From Stirling Castle we had seen The mazy Forth unravell'd, Had trod the banks of Clyde and Tay, And with the Tweed had travell'd. And when we came to Clovenford, Then said my winsome Marrow, "Whate'er betide we'll turn aside And see the Braes of Yarrow."

"Let Yarrow Folk frae Selkirk Town, Who have been buying, selling, Go back to Yarrow:--'tis their own, Each Maiden to her dwelling. On Yarrow's banks let herons feed, Hares couch, and rabbits burrow, But we will downwards with the Tweed, Nor turn aside to Yarrow.

"There's Gala Water, Leader Haughs, Both lying right before us; And Dryburgh, where with chiming Tweed The lintwhites sing in chorus. There's pleasant Teviot Dale, a land Made blithe with plough and harrow, Why throw away a needful day, To go in search of Yarrow?

"What's Yarrow but a river bare, That glides the dark hills under? There are a thousand such elsewhere, As worthy of your wonder." Strange words they seem'd of slight and scorn, My true-love sigh'd for sorrow, And look'd me in the face to think I thus could speak of Yarrow.

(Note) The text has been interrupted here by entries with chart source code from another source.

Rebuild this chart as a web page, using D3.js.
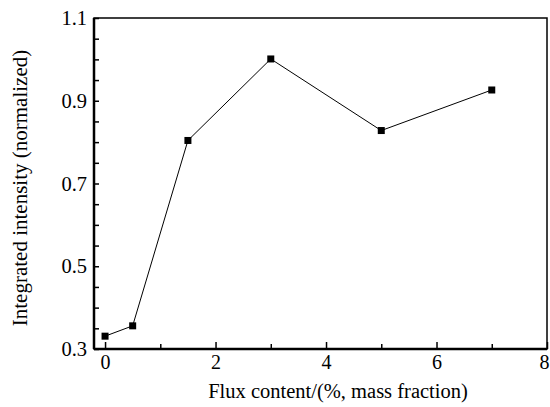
<!DOCTYPE html>
<html><head><meta charset="utf-8">
<script src="https://cdn.jsdelivr.net/npm/d3@7"></script>
<style>html,body{margin:0;padding:0;background:#fff;}svg{display:block;}</style>
</head><body>
<svg id="chart" width="550" height="407"></svg>
<script>
const fluxContent = [0, 0.5, 1.5, 3, 5, 7];
const intensity = [0.331, 0.356, 0.804, 1.001, 0.828, 0.926];
const xTickLabels = [0, 2, 4, 6, 8];
const yTickLabels = [0.3, 0.5, 0.7, 0.9, 1.1];
const xLabel = "Flux content/(%, mass fraction)";
const yLabel = "Integrated intensity (normalized)";

const svg = d3.select("#chart");
const L = 94, R = 547, T = 18, B = 349;
const x = d3.scaleLinear().domain([-0.2, 8]).range([L, R]);
const y = d3.scaleLinear().domain([0.3, 1.1]).range([B, T]);
const font = '"Liberation Serif"';

// frame
svg.append("rect").attr("x", L).attr("y", T).attr("width", R - L).attr("height", B - T)
  .attr("fill", "none").attr("stroke", "#000").attr("stroke-width", 1.5);
svg.append("line").attr("x1", L).attr("x2", L).attr("y1", T).attr("y2", B).attr("stroke", "#000").attr("stroke-width", 2.5);
svg.append("line").attr("x1", L).attr("x2", R).attr("y1", B).attr("y2", B).attr("stroke", "#000").attr("stroke-width", 2.5);

// x axis ticks (inward)
const xAxis = d3.axisBottom(x).tickValues(d3.range(0, 9, 1)).tickSizeInner(-5).tickSizeOuter(0)
  .tickFormat(d => xTickLabels.includes(d) ? d : "");
const gx = svg.append("g").attr("transform", `translate(0,${B})`).call(xAxis);
gx.attr("font-family", null).attr("font-size", null);
gx.select(".domain").remove();
gx.selectAll(".tick line").attr("stroke-width", 1.5);
gx.selectAll(".tick").filter(d => xTickLabels.includes(d)).select("line").attr("y2", -7);
gx.selectAll("text").style("font-family", font).style("font-size", "20px").attr("fill", "#000").attr("y", 6);
gx.selectAll(".tick").filter(d => d === 8).select("text").attr("dx", -3);

// y axis ticks (inward)
const yTicks = d3.range(0, 17).map(i => +(0.3 + i * 0.05).toFixed(2));
const yAxis = d3.axisLeft(y).tickValues(yTicks).tickSizeInner(-5).tickSizeOuter(0)
  .tickFormat(d => yTickLabels.some(v => Math.abs(v - d) < 1e-6) ? d3.format(".1f")(d) : "");
const gy = svg.append("g").attr("transform", `translate(${L},0)`).call(yAxis);
gy.attr("font-family", null).attr("font-size", null);
gy.select(".domain").remove();
gy.selectAll(".tick line").attr("stroke-width", 1.5);
gy.selectAll("text").style("font-family", font).style("font-size", "20.5px").attr("fill", "#000").attr("x", -7);

// line
const line = d3.line().x((d, i) => x(fluxContent[i])).y(d => y(d));
svg.append("path").datum(intensity).attr("d", line).attr("fill", "none").attr("stroke", "#000").attr("stroke-width", 1);

// markers
svg.selectAll("rect.pt").data(intensity).enter().append("rect").attr("class", "pt")
  .attr("x", (d, i) => x(fluxContent[i]) - 3.5).attr("y", d => y(d) - 3.5)
  .attr("width", 7).attr("height", 7).attr("fill", "#000");

// labels
svg.append("text").attr("x", 338).attr("y", 398).attr("text-anchor", "middle")
  .style("font-family", font).style("font-size", "20.5px").attr("fill", "#000").text(xLabel);
svg.append("text").attr("transform", `translate(27,188) rotate(-90)`).attr("text-anchor", "middle")
  .style("font-family", font).style("font-size", "21px").attr("fill", "#000").text(yLabel);
</script>
</body></html>
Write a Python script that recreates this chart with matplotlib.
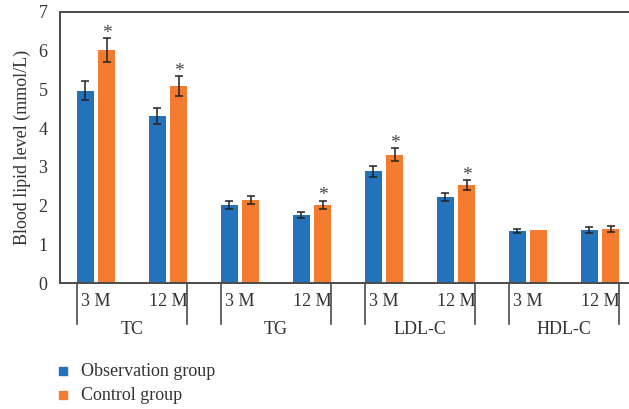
import matplotlib
matplotlib.use("Agg")
import matplotlib.pyplot as plt
import matplotlib.transforms as mtransforms
from matplotlib.patches import Rectangle
from matplotlib.lines import Line2D
import numpy as np

plt.rcParams['font.family'] = ['Liberation Serif', 'DejaVu Serif']

# Data: blood lipid levels (mmol/L) at 3 and 12 months
groups = ["TC", "TG", "LDL-C", "HDL-C"]
timepoints = ["3 M", "12 M"]
observation = [4.97, 4.32, 2.02, 1.76, 2.89, 2.22, 1.34, 1.37]
observation_err = [0.25, 0.21, 0.10, 0.08, 0.14, 0.11, 0.06, 0.07]
control = [6.02, 5.09, 2.14, 2.02, 3.31, 2.53, 1.37, 1.40]
control_err = [0.30, 0.26, 0.10, 0.11, 0.17, 0.12, 0.0, 0.07]
significant = [True, True, False, True, True, True, False, False]

blue = "#2372BA"
orange = "#F47C30"
text_color = "#333333"
axis_color = "#4a4a4a"

W, H = 629, 409
fig = plt.figure(figsize=(W / 100, H / 100), dpi=100)
left_px, top_px, bottom_px = 60, 12, 283
unit_px = 72
ax = fig.add_axes([left_px / W, 1 - bottom_px / H,
                   8 * unit_px / W, (bottom_px - top_px) / H])

x = np.arange(len(observation))
offset, width = 0.146, 0.236
ax.bar(x - offset, observation, width, color=blue, zorder=2)
ax.bar(x + offset, control, width, color=orange, zorder=2)

ekw = dict(fmt="none", ecolor="#222222", elinewidth=1.1, capsize=3.2,
           capthick=1.1, zorder=3)
ax.errorbar(x - offset, observation, yerr=observation_err, **ekw)
ctrl_err = [e if e > 0 else np.nan for e in control_err]
ax.errorbar(x + offset, control, yerr=[ctrl_err, ctrl_err], **ekw)

for xi, v, e, s in zip(x, control, control_err, significant):
    if s:
        ax.text(xi + offset, v + e + 0.12, "*", ha="center", va="center",
                fontsize=14, color="#444444")

ax.set_xlim(-0.5, 7.5)
ax.set_ylim(0, 7)
ax.set_yticks(range(0, 8))
ax.tick_params(axis="y", length=0, pad=9, labelsize=13, labelcolor=text_color)
ax.tick_params(axis="x", length=0)
ax.set_xticks([])
ax.set_ylabel("Blood lipid level (mmol/L)", fontsize=13, color=text_color, labelpad=5)

for side in ["left", "top", "bottom"]:
    ax.spines[side].set_color(axis_color)
    ax.spines[side].set_linewidth(1.4)
ax.spines["right"].set_visible(False)

# Two-level category axis below the plot
trans = mtransforms.blended_transform_factory(ax.transData, ax.transAxes)
axis_h = bottom_px - top_px
line_depth = -(324 - bottom_px) / axis_h
tick_y = -(302 - bottom_px) / axis_h
group_y = -(329 - bottom_px) / axis_h
for g, name in enumerate(groups):
    start, end = 2 * g - 0.27, 2 * g + 1 + 0.27
    for xl in (start, end):
        ax.add_line(Line2D([xl, xl], [0, line_depth], transform=trans,
                           color=axis_color, lw=1.2, clip_on=False))
    for k, tp in enumerate(timepoints):
        ax.text(2 * g + k, tick_y, tp, transform=trans, ha="center", va="center",
                fontsize=13, color=text_color)
    ax.text(2 * g + 0.5, group_y, name, transform=trans, ha="center", va="center",
            fontsize=13, color=text_color)

# Legend
for i, (label, col) in enumerate([("Observation group", blue), ("Control group", orange)]):
    yc = 371 + 24 * i
    fig.patches.append(Rectangle((59 / W, 1 - (yc + 4) / H), 8 / W, 8 / H,
                                 transform=fig.transFigure, color=col))
    fig.text(81 / W, 1 - yc / H, label, ha="left", va="center",
             fontsize=13, color=text_color)

fig.savefig("out.png", dpi=100)
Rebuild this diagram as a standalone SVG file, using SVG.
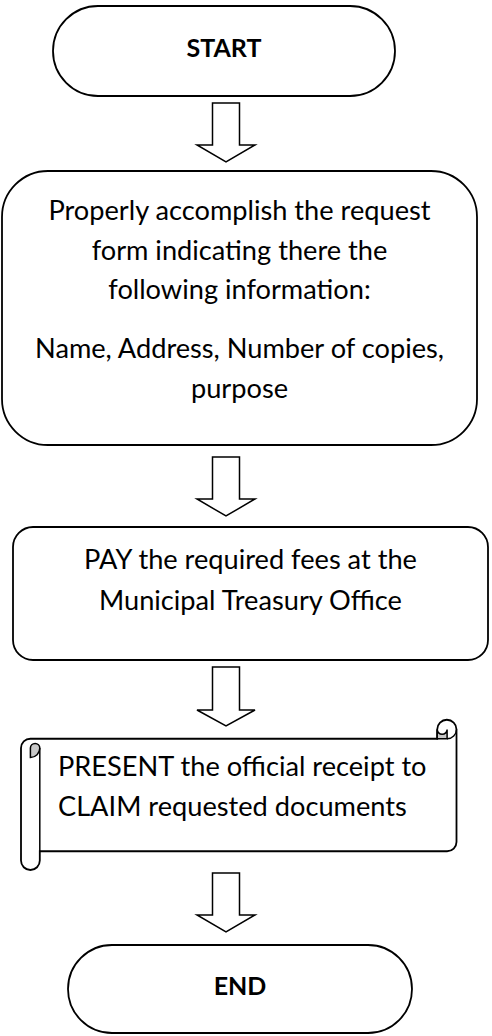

"Oh! green," said I, "are Yarrow's Holms, And sweet is Yarrow flowing, Fair hangs the apple frae the rock, But we will leave it growing. O'er hilly path and open Strath We'll wander Scotland thorough, But though so near we will not turn Into the Dale of Yarrow.

"Let beeves and home-bred kine partake The sweets of Burnmill Meadow, The swan on still St. Mary's Lake Float double, swan and shadow. We will not see them, will not go, To-day nor yet to-morrow; Enough if in our hearts we know There's such a place as Yarrow.

"Be Yarrow stream unseen, unknown, It must, or we shall rue it, We have a vision of our own, Ah! why should we undo it? The treasured dreams of times long past, We'll keep them, 'winsome Marrow,' For when we're there, although 'tis fair, 'Twill be another Yarrow.

"If care with freezing years should come, And wandering seem but folly, Should we be loth to stir from home, And yet be melancholy, Should life be dull and spirits low, 'Twill sooth us in our sorrow That earth hath something yet to show-- The bonny Holms of Yarrow."

The next day we were to meet Mr. Scott, and again join the Tweed. I wish I could have given you a better idea of what we saw between Peebles and this place. I have most distinct recollections of the effect of the whole day's journey; but the objects are mostly melted together in my memory, and though I should recognise them if we revisit the place, I cannot call them out so as to represent them to you with distinctness. William, in attempting in verse to describe this part of the Tweed, says of it,

More pensive in sunshine Than others in moonshine,

which perhaps may give you more power to conceive what it is than all I have said.